HS: I think the US national interest in North Korean human rights is relatively small and weak compared to that of the nuclear weapons program or the international politics regarding the country. The US government has done a lot regarding human rights, but in terms of the general public and the NGO, there is more work to be done. I think the NGO has a lot of power. The NGOs that are currently involved in North Korean human rights either in Korea or other countries are having hard times economically and also with manpower, so more volunteers and donations would be very helpful.

AC: Finally, looking ahead, what is your hope for yourself? What is your hope for Stepping Stone? And what is your hope for your country?

HS: My personal dream is that North Korea gets reunified with South Korea soon so that its people can enjoy the benefits of being a human being.

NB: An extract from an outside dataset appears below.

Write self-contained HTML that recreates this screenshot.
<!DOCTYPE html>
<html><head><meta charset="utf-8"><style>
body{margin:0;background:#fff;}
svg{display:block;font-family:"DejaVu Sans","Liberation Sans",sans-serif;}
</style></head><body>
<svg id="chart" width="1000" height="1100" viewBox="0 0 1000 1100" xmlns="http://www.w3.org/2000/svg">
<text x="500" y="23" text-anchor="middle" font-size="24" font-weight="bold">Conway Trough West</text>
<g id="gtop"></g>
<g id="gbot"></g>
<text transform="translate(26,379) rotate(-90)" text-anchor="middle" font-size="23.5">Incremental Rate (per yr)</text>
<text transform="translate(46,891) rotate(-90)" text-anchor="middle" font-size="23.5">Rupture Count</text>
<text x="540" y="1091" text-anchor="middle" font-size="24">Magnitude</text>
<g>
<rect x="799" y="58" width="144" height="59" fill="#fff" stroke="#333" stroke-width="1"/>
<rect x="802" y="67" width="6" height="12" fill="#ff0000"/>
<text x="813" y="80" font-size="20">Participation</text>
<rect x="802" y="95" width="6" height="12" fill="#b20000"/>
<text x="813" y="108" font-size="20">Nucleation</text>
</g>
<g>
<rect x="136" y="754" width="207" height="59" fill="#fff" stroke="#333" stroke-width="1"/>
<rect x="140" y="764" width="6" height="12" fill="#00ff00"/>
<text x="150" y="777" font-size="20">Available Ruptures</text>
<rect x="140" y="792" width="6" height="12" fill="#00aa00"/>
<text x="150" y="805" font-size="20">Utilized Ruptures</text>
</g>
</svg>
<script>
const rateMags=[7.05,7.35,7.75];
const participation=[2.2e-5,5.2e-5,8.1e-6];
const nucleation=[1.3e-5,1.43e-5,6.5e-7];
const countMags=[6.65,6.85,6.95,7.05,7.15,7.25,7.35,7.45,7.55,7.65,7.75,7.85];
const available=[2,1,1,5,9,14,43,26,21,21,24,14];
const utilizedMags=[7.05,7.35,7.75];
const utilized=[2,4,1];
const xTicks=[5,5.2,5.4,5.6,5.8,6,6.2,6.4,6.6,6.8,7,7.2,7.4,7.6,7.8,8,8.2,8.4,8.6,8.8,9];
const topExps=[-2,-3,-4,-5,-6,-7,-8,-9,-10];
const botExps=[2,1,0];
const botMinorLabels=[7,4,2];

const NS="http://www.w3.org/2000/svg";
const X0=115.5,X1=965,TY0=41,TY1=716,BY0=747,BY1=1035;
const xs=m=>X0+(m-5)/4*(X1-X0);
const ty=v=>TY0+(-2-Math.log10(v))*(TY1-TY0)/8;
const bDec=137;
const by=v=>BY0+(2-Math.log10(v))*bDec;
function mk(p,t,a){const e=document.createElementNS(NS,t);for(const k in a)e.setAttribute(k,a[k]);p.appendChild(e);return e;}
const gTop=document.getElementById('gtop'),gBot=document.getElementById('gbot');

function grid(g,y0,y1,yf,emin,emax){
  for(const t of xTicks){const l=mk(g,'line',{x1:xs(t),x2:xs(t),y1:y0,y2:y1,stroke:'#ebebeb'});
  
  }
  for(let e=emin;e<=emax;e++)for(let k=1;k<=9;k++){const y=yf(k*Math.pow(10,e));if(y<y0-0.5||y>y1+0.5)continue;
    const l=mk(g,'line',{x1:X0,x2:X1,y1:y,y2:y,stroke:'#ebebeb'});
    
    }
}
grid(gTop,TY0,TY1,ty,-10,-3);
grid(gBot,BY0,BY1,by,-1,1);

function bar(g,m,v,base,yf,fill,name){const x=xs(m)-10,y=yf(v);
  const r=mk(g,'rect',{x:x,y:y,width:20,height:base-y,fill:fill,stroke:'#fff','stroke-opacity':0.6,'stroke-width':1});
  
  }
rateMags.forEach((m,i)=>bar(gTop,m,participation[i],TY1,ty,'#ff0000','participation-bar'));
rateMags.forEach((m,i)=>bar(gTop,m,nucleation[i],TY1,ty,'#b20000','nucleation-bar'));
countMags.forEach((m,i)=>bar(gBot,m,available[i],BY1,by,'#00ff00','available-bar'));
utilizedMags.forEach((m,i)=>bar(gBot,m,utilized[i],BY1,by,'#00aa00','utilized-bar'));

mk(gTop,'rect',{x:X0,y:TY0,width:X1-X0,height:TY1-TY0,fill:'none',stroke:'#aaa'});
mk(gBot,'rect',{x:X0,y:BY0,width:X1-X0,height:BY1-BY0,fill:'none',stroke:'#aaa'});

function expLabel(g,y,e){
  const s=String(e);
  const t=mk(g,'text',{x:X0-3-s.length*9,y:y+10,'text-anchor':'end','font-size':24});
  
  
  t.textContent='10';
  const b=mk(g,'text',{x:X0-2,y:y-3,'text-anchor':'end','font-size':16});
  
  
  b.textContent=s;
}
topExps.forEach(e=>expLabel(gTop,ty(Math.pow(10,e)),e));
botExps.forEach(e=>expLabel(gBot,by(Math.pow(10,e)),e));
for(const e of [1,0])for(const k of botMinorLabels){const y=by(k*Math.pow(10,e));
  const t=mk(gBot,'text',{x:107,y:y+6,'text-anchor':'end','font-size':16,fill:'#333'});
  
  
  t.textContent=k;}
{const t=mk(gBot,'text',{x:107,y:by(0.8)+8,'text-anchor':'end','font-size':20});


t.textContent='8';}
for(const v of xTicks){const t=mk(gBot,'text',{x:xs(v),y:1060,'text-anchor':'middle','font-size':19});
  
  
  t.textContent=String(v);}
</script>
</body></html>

The wish I have for my organisation is that even if reunification doesn’t happen that quickly, we will be able to exert a fair amount of pressure on North Korea on human rights issues and make more and more people aware of North Korean human rights. We could, for example, hold protests in front of North Korean embassies or consulates, we can send letters to the North Korean regime, and we can let people know that North Korea is a “desert” for human rights.

AC: And what is your long-term hope for your country?

HS: If I talk about hope for North Korea, I can split it between hope for the regime and hope for the people. As for the regime, I actually have no hopes for it because I don’t think the Kim regime will change what it does. If we leave Kim Jong Un alone, he will maintain his power and inherit that to his own child. I don’t expect that much from the North Korean state. As for the people, I just wish that they get enlightened soon enough so that they can democratise their own country and put the current regime into collapse.